Перед нами опять панорама Невы. Но на этот раз не проникнута она духом немым и глухим.[131] В час торжественный и печальный, в час заката возносятся к небу, клубясь, столпы дыма. Весь пейзаж соткан из алых тонов вечерней зари и мутных, дымчатых тонов волнующейся пелены города, а сквозь нее сверкают искры мглистого инея.

И над всем этим холодное темно-синее небо.

Кто из петербуржцев не знает преображающую силу инея, который после туманной ночи серебрит стены и колонны храмов и домов? В утренний час, когда лучи солнца борятся с тающим туманом Петербург отливает тонами перламутра и кажется зачарованным городом.

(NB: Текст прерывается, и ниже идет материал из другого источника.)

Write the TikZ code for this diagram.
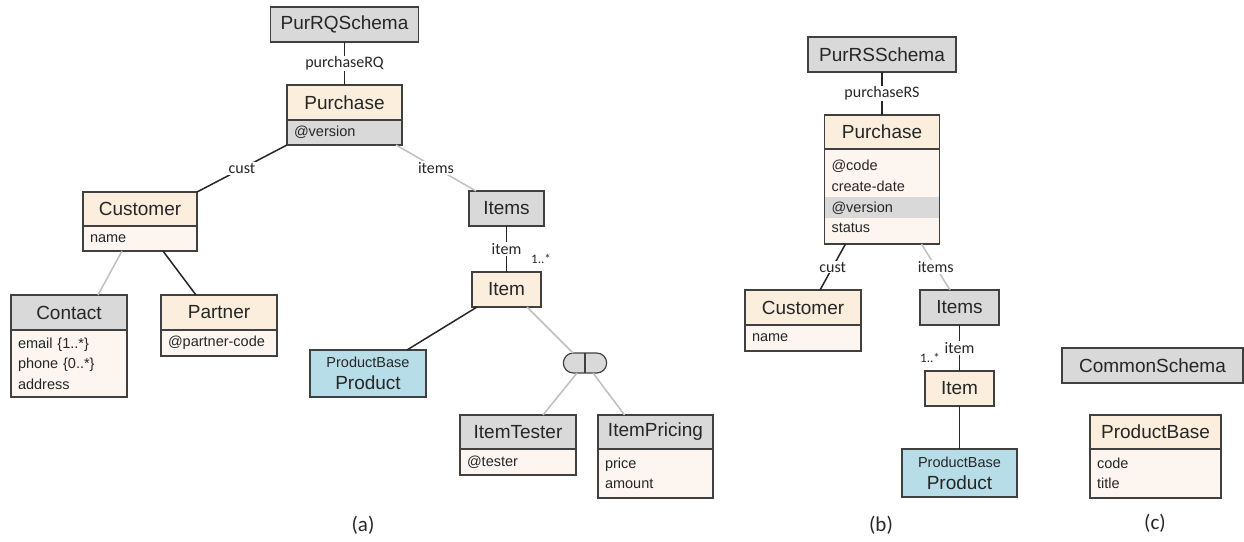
\documentclass[tikz,border=0pt]{standalone}
\usepackage{fontspec}
\setmainfont{Liberation Sans}
\newfontfamily\lblfont{Carlito}
\usetikzlibrary{positioning,shapes.misc}
\definecolor{hdrcol}{HTML}{FBEEDD}
\definecolor{attrcol}{HTML}{FDF6F0}
\definecolor{greycol}{HTML}{D9D9D9}
\definecolor{prodcol}{HTML}{B7DEE8}
\definecolor{edgecol}{HTML}{404040}
\definecolor{softline}{HTML}{BFBFBF}
\tikzset{
  box/.style={draw=edgecol, line width=1.2pt, inner sep=0pt, outer sep=0pt, text=black!85,
    font=\fontsize{19}{22}\selectfont},
  hdr/.style={box, fill=hdrcol},
  grp/.style={box, fill=greycol},
  ref/.style={box, fill=prodcol, align=center},
  attrs/.style={draw=edgecol, line width=1.2pt, fill=attrcol, inner xsep=7pt, inner ysep=0pt,
    outer sep=0pt, align=left, text=black!85, font=\fontsize{14.5}{20.6}\selectfont},
  hard/.style={line width=1.5pt, black!85},
  soft/.style={line width=1.5pt, softline},
  lbl/.style={fill=white, inner sep=1pt, text=black!85, font=\lblfont\fontsize{16}{18}\selectfont},
  mult/.style={inner sep=0pt, text=black!85, font=\lblfont\fontsize{13}{15}\selectfont},
  caption/.style={text=black!85, font=\lblfont\fontsize{21}{24}\selectfont}
}

\begin{document}
\begin{tikzpicture}[x=1pt,y=-1pt]
  \useasboundingbox (0,0) rectangle (1244,541);

  % (a) request schema
  \node[grp, minimum width=148pt, minimum height=35pt] (schemaA) at (344.5,24.5) {PurRQSchema};
  \node[hdr, minimum width=115pt, minimum height=35pt] (purchA) at (344.5,102.5) {Purchase};
  \node[attrs, fill=greycol, text width=101pt, minimum height=25pt, below=0pt of purchA] (purchAattr) {@version};

  \node[hdr, minimum width=114pt, minimum height=34pt] (custA) at (140,209) {Customer};
  \node[attrs, text width=100pt, minimum height=25pt, below=0pt of custA] (custAattr) {name};

  \node[grp, minimum width=116pt, minimum height=35pt] (contact) at (69,312.5) {Contact};
  \node[attrs, text width=102pt, minimum height=67pt, below=0pt of contact] (contactattr)
    {email \{1..*\}\\phone \{0..*\}\\address};

  \node[hdr, minimum width=116pt, minimum height=35pt] (partner) at (219,312.5) {Partner};
  \node[attrs, text width=102pt, minimum height=26pt, below=0pt of partner] (partnerattr) {@partner-code};

  \node[grp, minimum width=75pt, minimum height=35pt] (itemsA) at (506.5,208.5) {Items};
  \node[hdr, minimum width=69pt, minimum height=35pt] (itemA) at (506.5,289.5) {Item};
  \node[mult, above=8pt of itemA.north east] (multA) {1..*};

  \node[ref, minimum width=116pt, minimum height=47pt] (prodA) at (368,373.5)
    {{\fontsize{14.5}{16}\selectfont ProductBase}\\Product};

  \node[rounded rectangle, draw=edgecol, line width=1.2pt, fill=greycol, outer sep=0pt,
    minimum width=50pt, minimum height=20pt] (choice) at (585,363) {};

  \node[grp, minimum width=116pt, minimum height=34pt] (tester) at (518,432) {ItemTester};
  \node[attrs, text width=102pt, minimum height=26pt, below=0pt of tester] (testerattr) {@tester};

  \node[grp, minimum width=115pt, minimum height=34pt] (pricing) at (655.5,432) {ItemPricing};
  \node[attrs, text width=101pt, minimum height=49pt, below=0pt of pricing] (pricingattr) {price\\amount};

  \draw[hard] (schemaA) -- node[lbl] {purchaseRQ} (purchA);
  \draw[hard] (purchAattr.south west) -- node[lbl] {cust} (custA.north east);
  \draw[soft] ([xshift=-6pt]purchAattr.south east) -- node[lbl] {items} ([xshift=7pt]itemsA.north west);
  \draw[soft] ([xshift=39pt]custAattr.south west) -- ([xshift=-29pt]contact.north east);
  \draw[hard] ([xshift=23pt]custAattr.south) -- ([xshift=35pt]partner.north west);
  \draw[hard] (itemsA) -- node[lbl] {item} (itemA);
  \draw[hard] ([xshift=5pt]itemA.south west) -- ([xshift=-19pt]prodA.north east);
  \draw[soft] ([xshift=-14pt]itemA.south east) -- ([xshift=-12pt]choice.north);
  \draw[edgecol, line width=1.2pt] (choice.north) -- (choice.south);
  \draw[soft] ([xshift=-8pt]choice.south) -- ([xshift=25pt]tester.north);
  \draw[soft] ([xshift=8pt]choice.south) -- ([xshift=-31pt]pricing.north);

  \node[caption] (capA) at (363,525) {(a)};

  % (b) response schema
  \node[grp, minimum width=148pt, minimum height=35pt] (schemaB) at (882,54.5) {PurRSSchema};
  \node[hdr, minimum width=115pt, minimum height=34pt] (purchB) at (882,132) {Purchase};
  \node[attrs, text width=101pt, minimum height=95pt, below=0pt of purchB,
    font=\fontsize{14.5}{20.7}\selectfont,
    path picture={\fill[greycol] ([yshift=-48pt]path picture bounding box.north west)
      rectangle ([yshift=-69pt]path picture bounding box.north east);}] (purchBattr)
    {@code\\create-date\\@version\\status};

  \node[hdr, minimum width=116pt, minimum height=35pt] (custB) at (803,307.5) {Customer};
  \node[attrs, text width=102pt, minimum height=26pt, below=0pt of custB] (custBattr) {name};

  \node[grp, minimum width=79pt, minimum height=35pt] (itemsB) at (959.5,307.5) {Items};
  \node[hdr, minimum width=69pt, minimum height=35pt] (itemB) at (959.5,388.5) {Item};
  \node[mult, above=8pt of itemB.north west, xshift=5pt] (multB) {1..*};

  \node[ref, minimum width=115pt, minimum height=48pt] (prodB) at (959.5,473)
    {{\fontsize{14.5}{16}\selectfont ProductBase}\\Product};

  \draw[hard] (schemaB) -- node[lbl] {purchaseRS} (purchB);
  \draw[hard] ([xshift=21pt]purchBattr.south west) -- node[lbl] {cust} ([xshift=-41pt]custB.north east);
  \draw[soft] ([xshift=-18pt]purchBattr.south east) -- node[lbl] {items} ([xshift=30pt]itemsB.north west);
  \draw[hard] (itemsB) -- node[lbl] {item} (itemB);
  \draw[hard] (itemB) -- (prodB);

  \node[caption] (capB) at (881,525) {(b)};

  % (c) common schema
  \node[grp, minimum width=181pt, minimum height=35pt] (common) at (1152.5,365.5) {CommonSchema};
  \node[hdr, minimum width=131pt, minimum height=34pt] (base) at (1155.5,432) {ProductBase};
  \node[attrs, text width=117pt, minimum height=49pt, below=0pt of base] (baseattr) {code\\title};

  \node[caption] (capC) at (1155,523) {(c)};
\end{tikzpicture}
\end{document}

Но Достоевский в этой картине увидел возникающий новый город и реальный Петербург превращается в какой-то мираж.

Может быть дельта Невы заколдованное место? Китеж невидимый град пребывает в истинном бытии, Петербург зримый, но лишенный подлинной жизни, навождение какой то таинственной силы, верно не доброй.

Петербург как будто остается отвлеченной идеей своего основателя, лишенной реального бытия. «Строитель чудотворный»[132] заколдовал финские болота и возник над ними мираж, в котором живая душа человека превращается в страдающий призрак, становится также умышленной и отвлеченной.

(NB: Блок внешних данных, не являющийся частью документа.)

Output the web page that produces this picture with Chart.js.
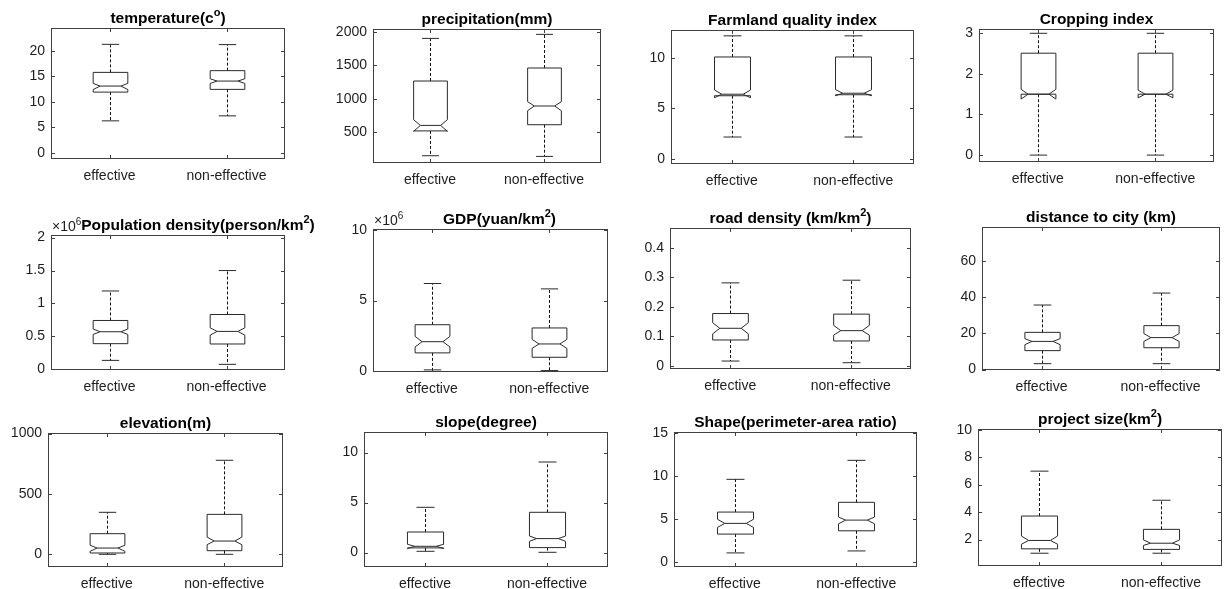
<!DOCTYPE html>
<html>
<head>
<meta charset="utf-8">
<script src="https://cdn.jsdelivr.net/npm/chart.js@4.4.0/dist/chart.umd.min.js"></script>
<style>
  body { margin: 0; background: #fff; width: 1227px; height: 589px; position: relative; overflow: hidden; }
  canvas { position: absolute; }
</style>
</head>
<body>
<script>
// ---- data ----
const categories = ['effective', 'non-effective'];

const titles = [
  'temperature(c^o)', 'precipitation(mm)', 'Farmland quality index', 'Cropping index',
  'Population density(person/km^2)', 'GDP(yuan/km^2)', 'road density (km/km^2)', 'distance to city (km)',
  'elevation(m)', 'slope(degree)', 'Shape(perimeter-area ratio)', 'project size(km^2)'
];

// each group: [whisker low, q1, notch low, median, notch high, q3, whisker high]
const temperature   = [[6.27, 11.9, 12.4, 13.08, 13.6, 15.76, 21.25], [7.25, 12.43, 13.6, 14.06, 14.5, 16.1, 21.2]];
const precipitation = [[152, 522, 515, 604, 689, 1265, 1900], [142, 614, 823, 893, 957, 1459, 1960]];
const farmland      = [[2.15, 6.25, 6.05, 6.4, 6.82, 10.1, 12.2], [2.15, 6.35, 6.25, 6.5, 6.85, 10.1, 12.2]];
const cropping      = [[0, 1.5, 1.38, 1.5, 1.62, 2.51, 3.0], [0, 1.5, 1.41, 1.5, 1.6, 2.51, 3.0]];
const population    = [[0.136, 0.39, 0.53, 0.571, 0.612, 0.742, 1.19], [0.076, 0.385, 0.52, 0.576, 0.63, 0.833, 1.5]];
const gdp           = [[0.1, 1.30, 1.72, 2.09, 2.46, 3.29, 6.2], [0.05, 0.99, 1.62, 1.93, 2.25, 3.06, 5.82]];
const road          = [[0.016, 0.0874, 0.108, 0.127, 0.146, 0.177, 0.281], [0.0103, 0.084, 0.104, 0.119, 0.137, 0.175, 0.29]];
const distance      = [[3.3, 10.5, 13.8, 15.6, 17.1, 20.6, 35.7], [3.3, 12.1, 15.6, 17.7, 19.9, 24.3, 42.3]];
const elevation     = [[0, 11, 25, 52, 75, 171, 348], [0, 30, 80, 110, 143, 331, 779]];
const slope         = [[0.13, 0.47, 0.4, 0.63, 0.83, 2.06, 4.53], [0.03, 0.5, 1.13, 1.4, 1.66, 4.03, 9.06]];
const shape         = [[1.08, 3.26, 4.03, 4.5, 4.97, 5.81, 9.6], [1.31, 3.64, 4.45, 4.88, 5.23, 6.94, 11.8]];
const projectSize   = [[1.0, 1.32, 1.66, 1.93, 2.25, 3.71, 6.98], [1.0, 1.28, 1.57, 1.73, 1.97, 2.74, 4.86]];

const panelStats = [temperature, precipitation, farmland, cropping, population, gdp,
                    road, distance, elevation, slope, shape, projectSize];

const yTicks = [
  [0, 5, 10, 15, 20], [500, 1000, 1500, 2000], [0, 5, 10], [0, 1, 2, 3],
  [0, 0.5, 1, 1.5, 2], [0, 5, 10], [0, 0.1, 0.2, 0.3, 0.4], [0, 20, 40, 60],
  [0, 500, 1000], [0, 5, 10], [0, 5, 10, 15], [2, 4, 6, 8, 10]
];
const yLimits = [
  [-1.2, 24.45], [44, 2040], [-0.53, 12.78], [-0.17, 3.106],
  [-0.01, 2.04], [-0.05, 10.05], [-0.011, 0.467], [-0.2, 78.8],
  [-105, 1005], [-1.44, 12.06], [-0.55, 15.08], [0.07, 10.05]
];
const yExponent = [null, null, null, null, 6, 6, null, null, null, null, null, null];

// ---- layout (axes boxes in page pixels: left, top, right, bottom) ----
const axesBoxes = [
  [51, 28, 285, 159], [373, 29, 601, 163], [671, 30, 914, 164], [979, 29, 1214, 162],
  [51, 235, 285, 370], [373, 229, 608, 372], [670, 228, 911, 369], [982, 227, 1220, 370],
  [48, 433, 283, 567], [364, 432, 608, 567], [674, 432, 917, 567], [978, 429, 1222, 566]
];
const titleShift = [0, 0, 0, 0, 30, 9, 0, 0, 0, 0, 0, 0];

const PAD_L = 60, PAD_R = 40, PAD_T = 32, PAD_B = 32;
const FONT = "'Liberation Sans', Arial, Helvetica, sans-serif";
const TEXT = '#1e1e1e';

Chart.defaults.font.family = FONT;

function drawSupText(ctx, text, x, y, size, bold, align) {
  // text with ^X marking a one-char superscript
  const parts = [];
  for (let i = 0; i < text.length; i++) {
    if (text[i] === '^') { parts.push({ t: text[i + 1], sup: true }); i++; }
    else if (parts.length && !parts[parts.length - 1].sup) parts[parts.length - 1].t += text[i];
    else parts.push({ t: text[i], sup: false });
  }
  const w = bold ? 'bold ' : '';
  const supSize = Math.round(size * 0.68);
  let total = 0;
  parts.forEach(p => {
    ctx.font = w + (p.sup ? supSize : size) + 'px ' + FONT;
    p.w = ctx.measureText(p.t).width;
    total += p.w;
  });
  let cx = align === 'center' ? x - total / 2 : x;
  ctx.textAlign = 'left';
  ctx.textBaseline = 'alphabetic';
  parts.forEach(p => {
    ctx.font = w + (p.sup ? supSize : size) + 'px ' + FONT;
    ctx.fillText(p.t, cx, p.sup ? y - size * 0.42 : y);
    cx += p.w;
  });
}

const notchedBox = {
  id: 'notchedBox',
  beforeDatasetsDraw(chart, args, opts) {
    const { ctx, chartArea: a, scales: { x, y } } = chart;
    ctx.save();
    ctx.strokeStyle = '#404040';
    ctx.lineWidth = 1;
    ctx.strokeRect(a.left + 0.5, a.top + 0.5, a.right - a.left - 1, a.bottom - a.top - 1);
    ctx.beginPath();
    y.ticks.forEach(t => {
      const py = Math.round(y.getPixelForValue(t.value)) + 0.5;
      ctx.moveTo(a.left, py); ctx.lineTo(a.left + 4, py);
      ctx.moveTo(a.right, py); ctx.lineTo(a.right - 4, py);
    });
    categories.forEach((c, i) => {
      const px = Math.round(x.getPixelForValue(i)) + 0.5;
      ctx.moveTo(px, a.bottom); ctx.lineTo(px, a.bottom - 4);
      ctx.moveTo(px, a.top); ctx.lineTo(px, a.top + 4);
    });
    ctx.stroke();
    ctx.restore();
  },
  afterDatasetsDraw(chart, args, opts) {
    const { ctx, chartArea: a, scales: { x, y } } = chart;
    const step = x.getPixelForValue(1) - x.getPixelForValue(0);
    const hw = step * 0.148;
    const iw = hw * 0.6;
    ctx.save();
    ctx.lineWidth = 1;
    opts.stats.forEach((s, i) => {
      const [wlo, q1, nlo, med, nhi, q3, whi] = s.map(v => y.getPixelForValue(v));
      const cx = Math.round(x.getPixelForValue(i)) + 0.5;
      const L = cx - hw, R = cx + hw;
      ctx.strokeStyle = '#111';
      ctx.setLineDash([3, 2]);
      ctx.beginPath();
      ctx.moveTo(cx, q3); ctx.lineTo(cx, whi);
      ctx.moveTo(cx, q1); ctx.lineTo(cx, wlo);
      ctx.stroke();
      ctx.setLineDash([]);
      ctx.strokeStyle = '#2a2a2a';
      ctx.beginPath();
      ctx.moveTo(cx - hw / 2, whi); ctx.lineTo(cx + hw / 2, whi);
      ctx.moveTo(cx - hw / 2, wlo); ctx.lineTo(cx + hw / 2, wlo);
      ctx.stroke();
      ctx.beginPath();
      ctx.moveTo(L, q1); ctx.lineTo(L, nlo); ctx.lineTo(cx - iw, med); ctx.lineTo(L, nhi); ctx.lineTo(L, q3);
      ctx.lineTo(R, q3); ctx.lineTo(R, nhi); ctx.lineTo(cx + iw, med); ctx.lineTo(R, nlo); ctx.lineTo(R, q1);
      ctx.closePath();
      ctx.stroke();
      ctx.beginPath();
      ctx.moveTo(cx - iw, med); ctx.lineTo(cx + iw, med);
      ctx.stroke();
    });
    ctx.restore();
  },
  afterDraw(chart, args, opts) {
    const { ctx, chartArea: a } = chart;
    ctx.save();
    ctx.fillStyle = TEXT;
    if (opts.exponent != null) {
      drawSupText(ctx, '\u00d710^' + opts.exponent, a.left + 1, a.top - 4, 14, false, 'left');
    }
    ctx.fillStyle = '#000';
    drawSupText(ctx, opts.title, (a.left + a.right) / 2 + opts.shift, a.top - 5, 15.5, true, 'center');
    ctx.restore();
  }
};

panelStats.forEach((stats, p) => {
  const [l, t, r, b] = axesBoxes[p];
  const canvas = document.createElement('canvas');
  canvas.width = r - l + PAD_L + PAD_R;
  canvas.height = b - t + PAD_T + PAD_B;
  canvas.style.left = (l - PAD_L) + 'px';
  canvas.style.top = (t - PAD_T) + 'px';
  document.body.appendChild(canvas);

  new Chart(canvas.getContext('2d'), {
    type: 'line',
    data: {
      labels: categories,
      datasets: [{ data: stats.map(s => s[3]), pointRadius: 0, showLine: false }]
    },
    options: {
      responsive: false,
      animation: false,
      events: [],
      layout: { padding: { top: PAD_T, right: PAD_R, left: 0, bottom: 0 } },
      plugins: {
        legend: { display: false },
        tooltip: { enabled: false },
        notchedBox: { stats: stats, title: titles[p], shift: titleShift[p], exponent: yExponent[p] }
      },
      scales: {
        x: {
          type: 'category',
          offset: true,
          grid: { display: false, drawTicks: false },
          border: { display: false },
          ticks: { color: TEXT, font: { size: 14 }, padding: 9, maxRotation: 0 },
          afterFit: s => { s.height = PAD_B; }
        },
        y: {
          type: 'linear',
          min: yLimits[p][0],
          max: yLimits[p][1],
          grid: { display: false, drawTicks: false },
          border: { display: false },
          ticks: { color: TEXT, font: { size: 14 }, padding: 6, callback: v => String(v) },
          afterBuildTicks: s => { s.ticks = yTicks[p].map(v => ({ value: v })); },
          afterFit: s => { s.width = PAD_L; }
        }
      }
    },
    plugins: [notchedBox]
  });
});
</script>
</body>
</html>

«Мне сто раз среди этого тумана задавалась странная, но навязчивая греза: „А что как разлетится туман и уйдет к верху, не уйдет ли с ним вместе этот гнилой склизкий город. Поднимется вместе с туманом и исчезнет как дым и останется прежнее финское болото, а посреди его, пожалуй, для красы, бронзовый всадник на жаркодышащем загнанном коне?“»

Что же это видение или же просто сон?

«Вот они все кидаются и мечутся, а почем знать, может быть все это чей-нибудь сон, и ни одного то человека здесь нет настоящего, истинного, ни одного поступка действительного. Кто-нибудь вдруг проснется, кому это все грезится, — и все вдруг исчезнет.»

Ясен после этого вывод Достоевского. Петербургское утро казалось бы самое прозаическое на всем земном шаре, является чуть ли не «самым фантастическим в мире».[133]

* * *

При разработке темы «Петербург в творчестве Достоевского» наталкиваешься на признание самого писателя о власти города, как органического целого, над его обитателем. Красноречивый Евгений Иванович[134] рассудительно объясняет кн. Мышкину причину происшедших событий и между прочим говорит:

«Прибавьте нашу петербургскую, потрясающую нервы, оттепель; прибавьте весь этот день, в незнакомом и почти фантастическом для вас городе».[135]

Вельчанинов особенно страдал в Петербурге от белых ночей, которые действуют на душу подобно свету луны, вызывая неопределенное безпокойство и сильное напряжение всего существа.

Еще раньше была отмечена страшная власть над душой водной стихии, как первоосновы Петербурга. Вспомним ненастные ночи, мокрый снег, когда темные и безумные силы овладевали душой, когда фантастическая мечта становилась господствующей силой.

Как мы увидим позднее, и сухие, душные, знойные летние дни вызывали ту же лихорадочную работу ума, порождали свои мечты и свои преступления. Интересную в этом смысле характеристику нашего города дает Свидригайлов. Петербург —

«это город полусумашедших. Если бы у нас были науки, то медики, юристы и философы могли бы сделать над Петербургом драгоценнейшие исследования, каждый по своей специальности. Редко где найдется столько мрачных, резких и странных влияний на душу человека, как в Петербурге. Чего стоят одни климатические влияния! Между тем это административной центр всей России, и характер его должен отражаться на всем».